34 Zeitstrafen kassiert
Ganz vorne steht der Harpstedter derweil in einer anderen Statistik: Er kassierte die meisten Zeitstrafen der 2. Bundesliga (34.). Dazu kamen zwei Rote Karten. Schon in der 1. Bundesliga war Dräger mit einigen Roten Karten aufgefallen. "Ich bin der Abwehrchef, das gehört dazu. Mit den Schiedsrichterentscheidungen war ich nicht immer ganz zufrieden, aber es ist auch schwierig für die Unparteiischen, weil das Spiel immer schneller wird", sagt er. Klar ist, dass Dräger in der neuen Spielzeit weiterhin eine zentrale Rolle beim TuS N-Lübbecke spielen soll. "Was für uns drin ist, ist aktuell noch schwer zu sagen. Es kommen viele neue Spieler, darunter einige aus dem Ausland, die ich noch gar nicht kenne. Es wird sich zeigen, wie schnell wir als Team zusammenfinden", blickt der Kreisläufer voraus.

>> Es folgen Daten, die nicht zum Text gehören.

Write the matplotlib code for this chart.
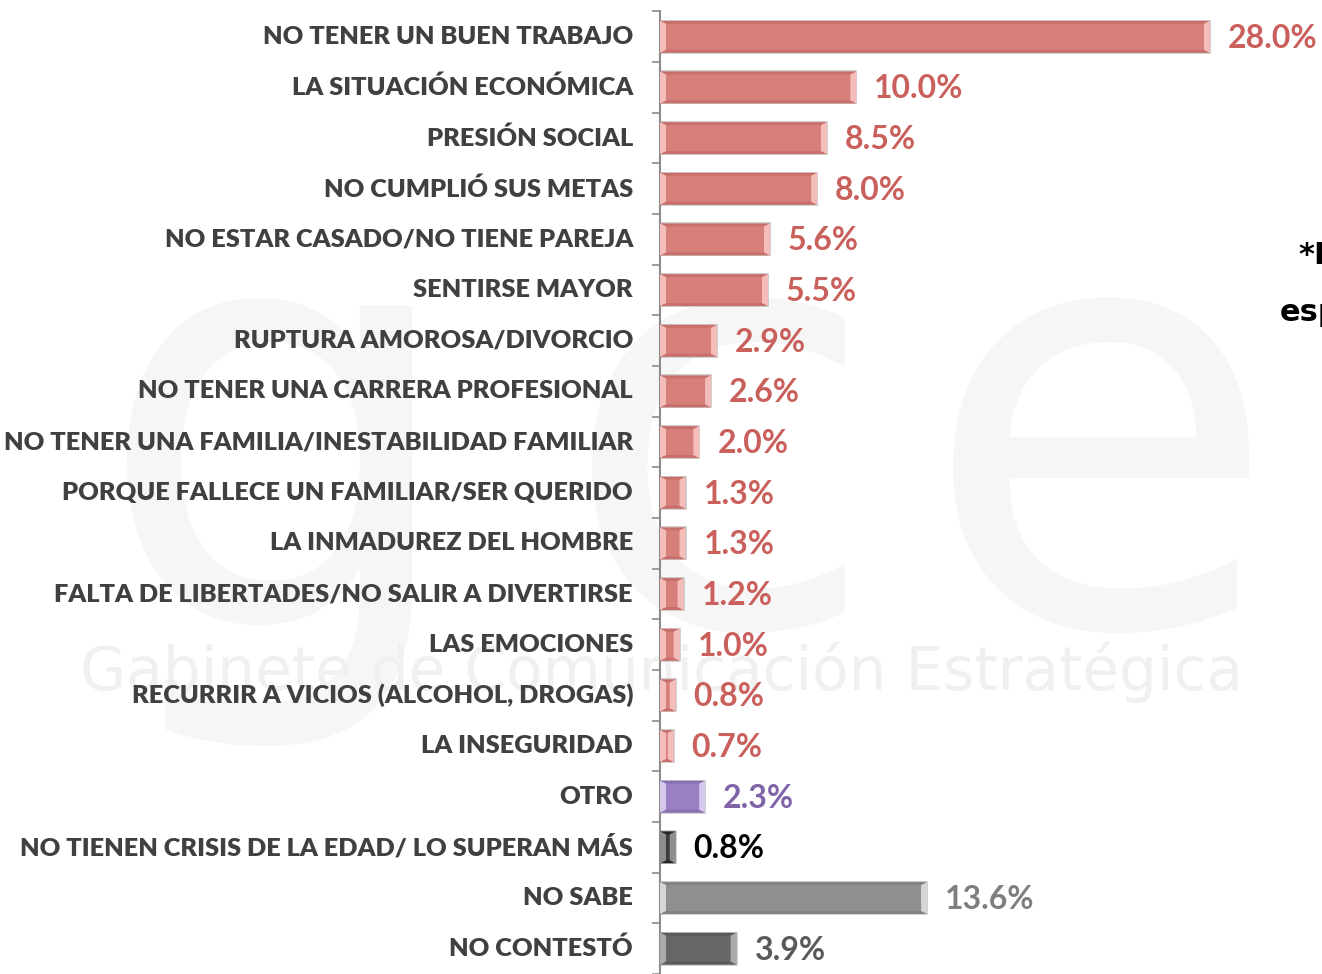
import matplotlib
matplotlib.use('Agg')
import matplotlib.pyplot as plt
import numpy as np

# data
categories = ['NO TENER UN BUEN TRABAJO', 'LA SITUACIÓN ECONÓMICA', 'PRESIÓN SOCIAL',
              'NO CUMPLIÓ SUS METAS', 'NO ESTAR CASADO/NO TIENE PAREJA', 'SENTIRSE MAYOR',
              'RUPTURA AMOROSA/DIVORCIO', 'NO TENER UNA CARRERA PROFESIONAL',
              'NO TENER UNA FAMILIA/INESTABILIDAD FAMILIAR', 'PORQUE FALLECE UN FAMILIAR/SER QUERIDO',
              'LA INMADUREZ DEL HOMBRE', 'FALTA DE LIBERTADES/NO SALIR A DIVERTIRSE',
              'LAS EMOCIONES', 'RECURRIR A VICIOS (ALCOHOL, DROGAS)', 'LA INSEGURIDAD',
              'OTRO', 'NO TIENEN CRISIS DE LA EDAD/ LO SUPERAN MÁS', 'NO SABE', 'NO CONTESTÓ']
values = [28.0, 10.0, 8.5, 8.0, 5.6, 5.5, 2.9, 2.6, 2.0, 1.3, 1.3, 1.2, 1.0, 0.8, 0.7,
          2.3, 0.8, 13.6, 3.9]
groups = ['red'] * 15 + ['purple', 'black', 'gray', 'dark']

# (fill, bevel light, bevel dark, text)
palette = {
    'red': ('#d67f7b', '#f5bdb9', '#c96f6b', '#c9605c'),
    'purple': ('#9a80c0', '#d6c9ee', '#8a6fb2', '#8064a8'),
    'black': ('#3c3c3c', '#8e8e8e', '#262626', '#000000'),
    'gray': ('#8f8f8f', '#d6d6d6', '#828282', '#7f7f7f'),
    'dark': ('#676767', '#ababab', '#5a5a5a', '#595959'),
}

fig = plt.figure(figsize=(13.22, 9.74), dpi=100)

# faint watermark behind the chart
for ch, xc in [('g', 280), ('c', 720), ('e', 1100)]:
    fig.text(xc / 1322, 1 - 625 / 974, ch, fontsize=420, color='#f6f6f6', family='DejaVu Sans',
             ha='center', va='baseline', zorder=0)
fig.text(0.5, 1 - 690 / 974, 'Gabinete de Comunicación Estratégica', fontsize=43,
         color='#f0f0f0', family='DejaVu Sans', ha='center', va='baseline', zorder=0)

ax = fig.add_axes([660 / 1322, 0, 1 - 660 / 1322, 1])
ax.set_zorder(2)
ax.patch.set_alpha(0)

px = 19.64  # pixels per percent
ax.set_xlim(0, (1322 - 660) / px)
step = 50.94
ax.set_ylim((974 - 37) / step, -37 / step)

ypos = np.arange(len(categories))
bh = 0.63
bw_x = 6 / px
bw_y = 3 / step

for y, v, g in zip(ypos, values, groups):
    fill, light, dark, tcol = palette[g]
    y0, y1 = y - bh / 2, y + bh / 2
    ax.barh(y, v, height=bh, color=fill, edgecolor='#c8c8c8', linewidth=1.2, zorder=2)
    b = min(bw_x, v / 2)
    # top / bottom bevels
    ax.fill([0, v, v - b, b], [y0, y0, y0 + bw_y, y0 + bw_y], color=dark, lw=0, zorder=3)
    ax.fill([0, v, v - b, b], [y1, y1, y1 - bw_y, y1 - bw_y], color=dark, lw=0, zorder=3)
    # left / right bevels
    ax.fill([0, b, b, 0], [y0, y0 + bw_y, y1 - bw_y, y1], color=light, lw=0, zorder=3)
    ax.fill([v, v - b, v - b, v], [y0, y0 + bw_y, y1 - bw_y, y1], color=light, lw=0, zorder=3)
    ax.text(v + 18 / px, y + 0.03, f'{v:.1f}%', color=tcol, fontsize=23, fontweight='bold',
            family='Lato', ha='left', va='center', zorder=4)

for y, c in zip(ypos, categories):
    ax.text(-27 / px, y, c, color='#404040', fontsize=18.3, fontweight=800, family='Lato',
            ha='right', va='center', zorder=4)

ax.set_yticks([])
ax.set_yticks(np.arange(-0.5, len(categories), 1), minor=True)
ax.tick_params(axis='y', which='minor', direction='out', length=6, color='#8c8c8c', width=1.2,
               labelleft=False)
ax.set_xticks([])
for s in ['top', 'right', 'bottom']:
    ax.spines[s].set_visible(False)
ax.spines['left'].set_color('#8c8c8c')
ax.spines['left'].set_linewidth(1.5)
ax.spines['left'].set_bounds(-0.5, len(categories) - 0.5)

# note at right, cut by the border
fig.text(1298 / 1322, 1 - 255 / 974, '*Respuesta', fontsize=22, fontweight='bold',
         family='DejaVu Sans', color='#000000', ha='left', va='center', zorder=3)
fig.text(1280 / 1322, 1 - 312 / 974, 'espontánea', fontsize=22, fontweight='bold',
         family='DejaVu Sans', color='#000000', ha='left', va='center', zorder=3)

fig.savefig('out.png', dpi=100)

Erst einmal ist nun aber Ruhe angesagt. Beachhandball spielt Yannick Dräger in diesem Sommer nicht. "Das passt zeitlich nicht", sagt er. Zusammen mit seinem Zwillingsbruder Maurice war er im Sand einst für die "Nordlichter" aktiv, inzwischen gehören sie den "Beach Geckos" an. Aus der Ferne verfolgt Yannick Dräger zudem den passenden Schlusspunkt einer überaus kuriosen Zweitliga-Saison. Während sich alle anderen Teams schon in der Sommerpause befinden, bestreiten der TuSEM Essen und der Dessau-Roßlauer HV am 29. Juni noch ein Wiederholungsspiel. Essen hatte gegen die Wertung der Partie gegen Dessau erfolgreich Einspruch eingelegt, weil am Ende ein gegnerischer Akteur zu viel auf dem Feld gewesen war. Im Falle einer Niederlage kann Dessau nun sogar noch auf einen Abstiegsplatz abrutschen. Bei einem Dessauer Sieg würde Lübbecke von Rang 15 auf 16 fallen, was aber auch noch für den Klassenerhalt reicht. "Ich bin nur froh, dass wir mit der ganzen Sache nichts mehr zu tun haben", hält Dräger fest.